INPUT RECORDS:
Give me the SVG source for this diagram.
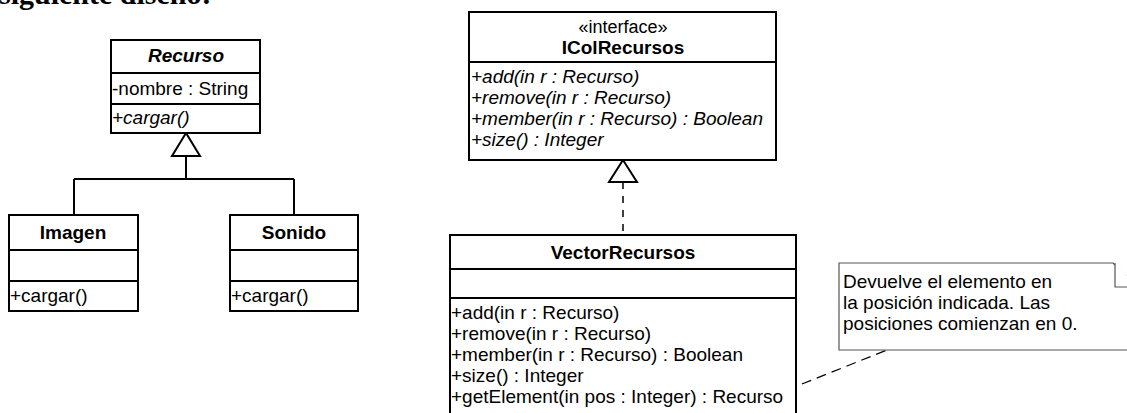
---
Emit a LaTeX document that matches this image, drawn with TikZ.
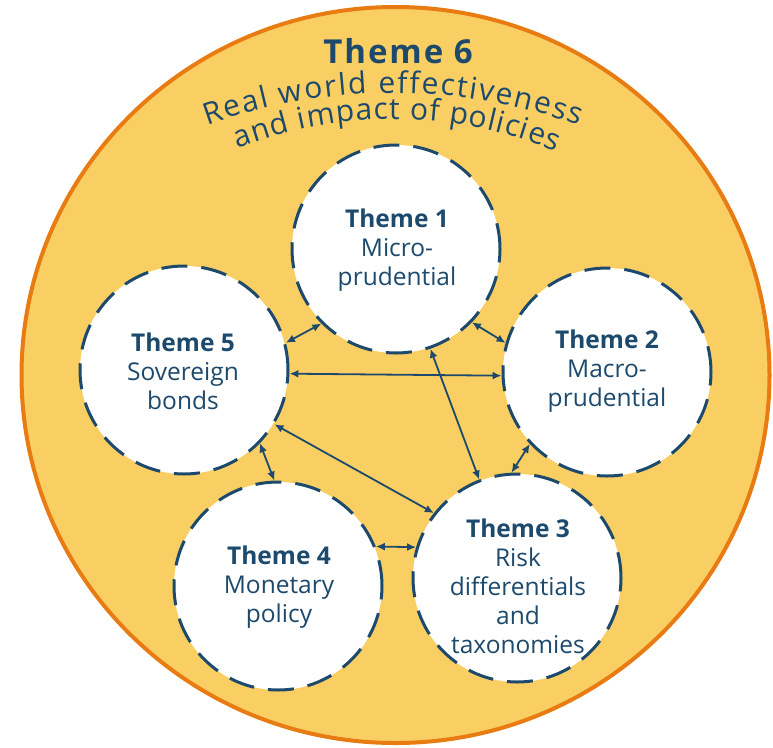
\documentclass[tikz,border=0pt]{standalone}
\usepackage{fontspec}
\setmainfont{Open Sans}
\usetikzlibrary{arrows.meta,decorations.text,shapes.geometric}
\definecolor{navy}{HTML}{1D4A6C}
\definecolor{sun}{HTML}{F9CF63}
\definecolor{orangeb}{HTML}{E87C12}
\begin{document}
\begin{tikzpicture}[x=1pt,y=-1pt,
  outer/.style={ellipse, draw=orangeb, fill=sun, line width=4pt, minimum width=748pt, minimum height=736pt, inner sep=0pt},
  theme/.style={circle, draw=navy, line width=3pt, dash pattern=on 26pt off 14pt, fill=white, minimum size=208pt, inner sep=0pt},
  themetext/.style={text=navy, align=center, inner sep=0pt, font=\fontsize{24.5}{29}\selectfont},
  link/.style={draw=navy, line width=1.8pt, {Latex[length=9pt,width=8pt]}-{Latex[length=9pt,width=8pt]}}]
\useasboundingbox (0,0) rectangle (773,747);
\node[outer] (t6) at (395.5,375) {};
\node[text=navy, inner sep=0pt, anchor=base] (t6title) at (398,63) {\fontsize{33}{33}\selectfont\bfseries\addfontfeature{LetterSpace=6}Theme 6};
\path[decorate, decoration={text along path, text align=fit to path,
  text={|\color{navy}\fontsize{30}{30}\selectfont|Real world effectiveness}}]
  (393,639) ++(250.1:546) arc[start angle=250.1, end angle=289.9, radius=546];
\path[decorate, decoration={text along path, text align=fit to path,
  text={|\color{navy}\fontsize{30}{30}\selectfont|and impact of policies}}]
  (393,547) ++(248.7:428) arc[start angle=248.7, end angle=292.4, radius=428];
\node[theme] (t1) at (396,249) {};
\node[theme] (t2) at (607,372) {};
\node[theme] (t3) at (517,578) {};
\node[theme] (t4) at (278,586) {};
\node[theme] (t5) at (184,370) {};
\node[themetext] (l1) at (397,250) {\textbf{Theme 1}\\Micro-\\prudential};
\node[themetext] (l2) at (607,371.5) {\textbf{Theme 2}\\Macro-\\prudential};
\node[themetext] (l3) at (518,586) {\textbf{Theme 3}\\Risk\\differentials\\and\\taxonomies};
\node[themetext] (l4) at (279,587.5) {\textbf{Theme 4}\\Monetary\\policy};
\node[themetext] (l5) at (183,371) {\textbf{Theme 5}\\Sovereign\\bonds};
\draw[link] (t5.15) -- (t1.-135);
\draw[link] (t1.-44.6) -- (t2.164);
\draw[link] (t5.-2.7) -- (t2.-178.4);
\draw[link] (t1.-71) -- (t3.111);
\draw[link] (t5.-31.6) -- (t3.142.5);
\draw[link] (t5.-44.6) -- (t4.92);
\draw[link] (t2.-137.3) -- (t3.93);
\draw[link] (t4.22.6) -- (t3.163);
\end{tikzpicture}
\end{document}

WORK TO DO: From the data, pick out every line that includes "this".

COMPLETE OUTPUT:
Give me the SVG source for this diagram.
Emit a LaTeX document that matches this image, drawn with TikZ.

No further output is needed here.